Weil diese Aussagen sehr interpretationsfähig sind, gibt es immer wieder Streit, wann der Paragraf 616 gilt. Tarifverträge, Betriebsvereinbarungen oder Arbeitsverträge enthalten oft präzisere Regelungen. In den Manteltarifverträgen der IG Metall für die Metall- und Elektroindustrie gibt es zum Beispiel unter der Überschrift „Arbeitsversäumnis – Arbeitsverhinderung“ eigene Regelungen.
Stress vermeiden – informieren
Dennoch bleibt zu beachten: Der/die Beschäftigte muss sich bemühen, den Arztbesuch außerhalb der Arbeitszeit zu legen. Ist das nicht möglich, muss der Arzt die medizinische Notwendigkeit der Untersuchung oder Behandlung bescheinigen. Arbeitnehmer*innen sollten sich auch vom Arzt schriftlich bestätigen lassen, dass außerhalb der Arbeitszeiten kein Termin möglich war. Diese Bestätigung ist dann ein sicheres Argument im Fall einer Diskussion mit dem Vorgesetzten.
Beschäftigte sollten auf jeden Fall ihre Chefin oder ihren Chef informieren, bevor sie sich auf den Weg in Richtung Arztpraxis machen, um Ärger zu vermeiden. Denn wer zum Arzt geht, obwohl er/sie das auch in seiner/ihrer Freizeit tun könnte, begeht eine Pflichtverletzung und verstößt gegen den Arbeitsvertrag. Schon bei einem einmaligen Fall könnte er/sie abgemahnt werden.

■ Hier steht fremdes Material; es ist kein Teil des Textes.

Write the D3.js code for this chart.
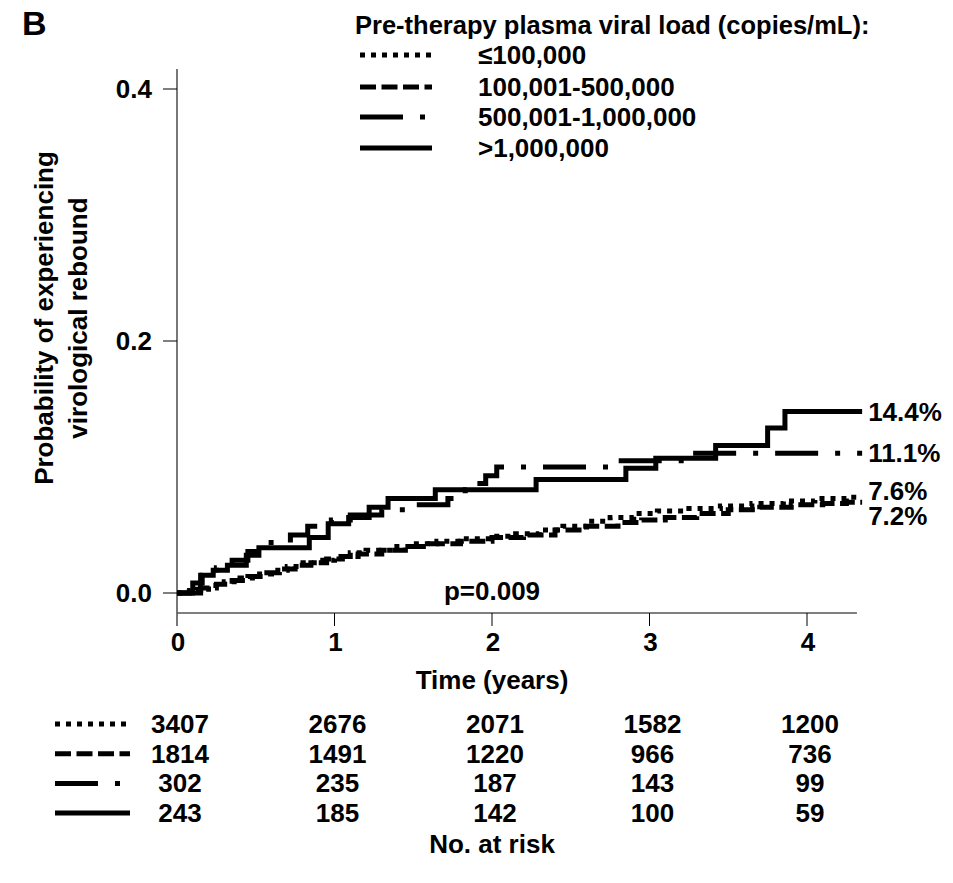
<!DOCTYPE html>
<html>
<head>
<meta charset="utf-8">
<script src="https://cdnjs.cloudflare.com/ajax/libs/d3/7.8.5/d3.min.js"></script>
<style>
  body { margin: 0; background: #fff; }
  text { font-family: "Liberation Sans", Arial, sans-serif; font-weight: bold; fill: #000; }
</style>
</head>
<body>
<div id="chart"></div>
<script>
// groups, in legend order
var groups = ["\u2264100,000", "100,001-500,000", "500,001-1,000,000", ">1,000,000"];

// cumulative probability of rebound, [years, probability] step points
var curveLow = [[0,0],[0.05,0.001],[0.12,0.003],[0.2,0.006],[0.3,0.009],[0.4,0.012],[0.5,0.015],[0.6,0.018],
  [0.7,0.021],[0.8,0.024],[0.9,0.026],[1.0,0.029],[1.1,0.032],[1.2,0.034],[1.35,0.037],[1.5,0.039],[1.65,0.041],
  [1.8,0.043],[2.0,0.045],[2.15,0.047],[2.3,0.050],[2.45,0.053],[2.6,0.057],[2.75,0.060],[2.9,0.063],[3.05,0.065],
  [3.25,0.067],[3.45,0.069],[3.65,0.071],[3.85,0.073],[4.05,0.075],[4.25,0.076],[4.35,0.076]];
var curveMid = [[0,0],[0.08,0.002],[0.15,0.004],[0.25,0.007],[0.35,0.010],[0.45,0.013],[0.55,0.016],[0.65,0.019],
  [0.75,0.022],[0.85,0.024],[0.95,0.027],[1.05,0.029],[1.15,0.031],[1.3,0.034],[1.45,0.037],[1.6,0.039],[1.8,0.041],
  [2.0,0.044],[2.2,0.046],[2.4,0.050],[2.6,0.053],[2.8,0.056],[2.95,0.058],[3.1,0.060],[3.3,0.063],[3.5,0.066],
  [3.7,0.068],[3.9,0.070],[4.1,0.071],[4.25,0.072],[4.35,0.072]];
var curveHigh = [[0,0],[0.1,0.008],[0.16,0.014],[0.25,0.02],[0.35,0.026],[0.45,0.033],[0.55,0.040],[0.72,0.046],
  [0.83,0.053],[0.98,0.058],[1.1,0.062],[1.3,0.066],[1.5,0.070],[1.72,0.075],[1.83,0.082],[1.9,0.087],[1.96,0.093],
  [2.03,0.1],[2.78,0.105],[3.26,0.111],[4.35,0.111]];
var curveTop = [[0,0],[0.15,0.014],[0.23,0.018],[0.32,0.022],[0.44,0.030],[0.52,0.036],[0.84,0.044],[0.96,0.055],
  [1.09,0.060],[1.22,0.068],[1.34,0.075],[1.64,0.082],[2.28,0.090],[2.85,0.099],[3.04,0.107],[3.42,0.117],
  [3.75,0.131],[3.86,0.144],[4.35,0.144]];
var curves = [curveLow, curveMid, curveHigh, curveTop];
var endLabels = ["7.6%", "7.2%", "11.1%", "14.4%"];

var yTicks = [0.0, 0.2, 0.4];
var xTicks = [0, 1, 2, 3, 4];
var riskLow = [3407, 2676, 2071, 1582, 1200];
var riskMid = [1814, 1491, 1220, 966, 736];
var riskHigh = [302, 235, 187, 143, 99];
var riskTop = [243, 185, 142, 100, 59];
var risk = [riskLow, riskMid, riskHigh, riskTop];

// line styles per group
var dashes = ["5,6", "16,5.5", "43,17,5,17", null];
var labelShift = [-6, 14, 0, 0];

var svg = d3.select("#chart").append("svg")
  .attr("width", 953).attr("height", 883);

var x = d3.scaleLinear().domain([0, 4]).range([177, 807]);
var y = d3.scaleLinear().domain([0, 0.4]).range([593, 89]);
var fs = "26px";

// axes (offset style, drawn by hand from the scales)
svg.append("line").attr("x1", 177).attr("x2", 177).attr("y1", 69).attr("y2", 626)
  .attr("stroke", "#555").attr("stroke-width", 1.6);
svg.append("line").attr("x1", 177).attr("x2", x(4.317)).attr("y1", 613).attr("y2", 613)
  .attr("stroke", "#555").attr("stroke-width", 1.6);

svg.selectAll(".ytick").data(yTicks).enter().append("line")
  .attr("x1", 163).attr("x2", 177)
  .attr("y1", function (d) { return y(d); }).attr("y2", function (d) { return y(d); })
  .attr("stroke", "#000").attr("stroke-width", 1);
svg.selectAll(".ylab").data(yTicks).enter().append("text")
  .attr("x", 152).attr("y", function (d) { return y(d) + 9; })
  .attr("text-anchor", "end").style("font-size", fs)
  .text(function (d) { return d.toFixed(1); });

svg.selectAll(".xtick").data(xTicks.slice(1)).enter().append("line")
  .attr("x1", function (d) { return x(d); }).attr("x2", function (d) { return x(d); })
  .attr("y1", 613).attr("y2", 626)
  .attr("stroke", "#000").attr("stroke-width", 1);
svg.selectAll(".xlab").data(xTicks).enter().append("text")
  .attr("x", function (d) { return x(d) + 1; }).attr("y", 651)
  .attr("text-anchor", "middle").style("font-size", fs)
  .text(function (d) { return d; });

svg.append("text").attr("x", x(2)).attr("y", 689).attr("text-anchor", "middle")
  .style("font-size", fs).text("Time (years)");

svg.append("text").attr("transform", "translate(53,318) rotate(-90)")
  .attr("text-anchor", "middle").style("font-size", fs).text("Probability of experiencing");
svg.append("text").attr("transform", "translate(87,318) rotate(-90)")
  .attr("text-anchor", "middle").style("font-size", fs).text("virological rebound");

// curves
var line = d3.line()
  .x(function (d) { return x(d[0]); })
  .y(function (d) { return y(d[1]); })
  .curve(d3.curveStepAfter);

curves.forEach(function (c, i) {
  svg.append("path").datum(c)
    .attr("d", line)
    .attr("fill", "none").attr("stroke", "#000").attr("stroke-width", 5)
    .attr("stroke-dasharray", dashes[i]);
  var last = c[c.length - 1];
  svg.append("text").attr("x", x(last[0]) + 6).attr("y", y(last[1]) + 9 + labelShift[i])
    .style("font-size", fs).text(endLabels[i]);
});

svg.append("text").attr("x", x(2)).attr("y", 600).attr("text-anchor", "middle")
  .style("font-size", fs).text("p=0.009");

// panel letter
svg.append("text").attr("x", 22).attr("y", 35).style("font-size", "34px").text("B");

// legend
svg.append("text").attr("x", 355).attr("y", 34).style("font-size", "25.5px")
  .text("Pre-therapy plasma viral load (copies/mL):");
var legendY = [55, 87, 117, 148];
groups.forEach(function (g, i) {
  svg.append("line").attr("x1", 360).attr("x2", 432).attr("y1", legendY[i]).attr("y2", legendY[i])
    .attr("stroke", "#000").attr("stroke-width", 5).attr("stroke-dasharray", dashes[i]);
  svg.append("text").attr("x", 478).attr("y", legendY[i] + 9).style("font-size", fs).text(g);
});

// number at risk table
risk.forEach(function (row, i) {
  var ry = 724 + i * 29.7;
  svg.append("line").attr("x1", 55).attr("x2", 130).attr("y1", ry).attr("y2", ry)
    .attr("stroke", "#000").attr("stroke-width", 5).attr("stroke-dasharray", dashes[i]);
  svg.selectAll(null).data(row).enter().append("text")
    .attr("x", function (d, j) { return x(xTicks[j]) + 3; })
    .attr("y", ry + 9)
    .attr("text-anchor", "middle").style("font-size", fs)
    .text(function (d) { return d; });
});
svg.append("text").attr("x", x(2)).attr("y", 853).attr("text-anchor", "middle")
  .style("font-size", fs).text("No. at risk");
</script>
</body>
</html>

Ausnahmen für Jugendliche und Schwangere
Minderjährige Beschäftigte und Auszubildende, die zur gesetzlich vorgeschriebenen Nachuntersuchung müssen, muss der Arbeitgeber bezahlt freistellen. Das steht im Jugendarbeitsschutzgesetz. Gleiches gilt bei Schwangerschaft oder Mutterschaft. Das Mutterschutzgesetz sieht vor, dass der Arbeitgeber Frauen für Untersuchungen, die zu den Leistungen der gesetzlichen Krankenversicherung gehören, bezahlt freistellen muss.
Gleitzeiter*innen haben schlechte Karten
Schwieriger ist es bei betrieblichen Gleitzeitvereinbarungen. Enthalten sie keine speziellen Regelungen, sollten sich Beschäftigte bemühen, Termine außerhalb der Kernarbeitszeit zu legen. Zwei Gerichte haben schon entschieden, dass Betroffene in solchen Fällen keinen Anspruch auf Vergütung haben. Diagnostiziert der Arzt allerdings eine Krankheit, muss der Arbeitgeber auch die Zeit des Untersuchungstermins bezahlen.
Wenn das Kind krank wird?
Im Fall einer Erkrankung des Kindes von Beschäftigten gilt die gleiche Vorgehensweise. Innerhalb der Arbeitszeiten muss ein Arztbesuch medizinisch notwendig oder nicht anders möglich sein. Zusätzlich sollte der Arzt dem/der Beschäftigten eine ärztliche Bescheinigung ausstellen, dass für das Kind eine Begleitung erforderlich war. Das ist auch ratsam, wenn ein/e Beschäftigte/r andere Angehörige begleitet, beispielsweise den kranken Schwiegervater.